HOT SPRINGS, Ark. (AP) — A former job corps site is Arkansas has been sitting vacant but potential options for its use are an at-risk youth program expansion and a shelter for unaccompanied immigrant children being held at the U.S. border.
The property first sparked the interest of the Arkansas National Guard in December, The Arkansas Democrat-Gazette (http://bit.ly/2jUyRxQ ) reports. The Guard wants to use the former Ouachita Job Corps site near Hot Springs to house a program that would offer life-skills lessons to at-risk youth, but spokesman Lt. Col. Joel Lynch says the majority of the details and a timeline are still unknown.
An HHS official said Friday the agency might temporarily run the shelter at the federally-owned site if the Guard doesn't plan to establish the program by summer or fall.
Such shelters are a step between the children's detentions and their long-term releases to sponsors with whom the children live while their immigration cases are heard.

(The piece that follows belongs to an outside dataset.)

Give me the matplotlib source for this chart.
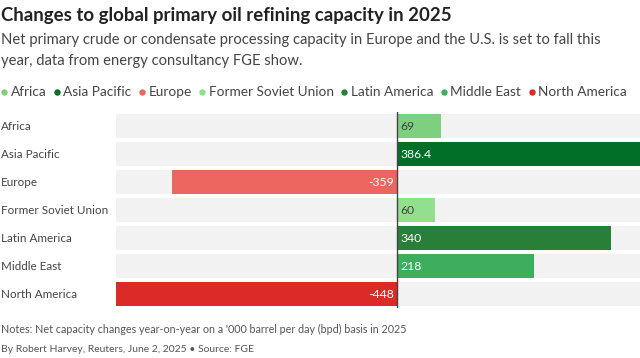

According to Office of Refugee Resettlement chief of staff Andrea Helling, temporary shelters are needed as overflow centers when the number of detained children spikes.
The Garland County complex would require at least $2 million in renovation before either of the proposed uses for the facilities could be implemented.
Three members of Arkansas' congressional delegation have opposed converting the abandoned facility into a shelter for immigrant children. U.S. Rep. Bruce Westerman, whose district includes Garland County, and U.S. Sens. John Boozman and Tom Cotton issued a joint statement in December calling the proposal "irresponsible and against the wishes of Arkansans."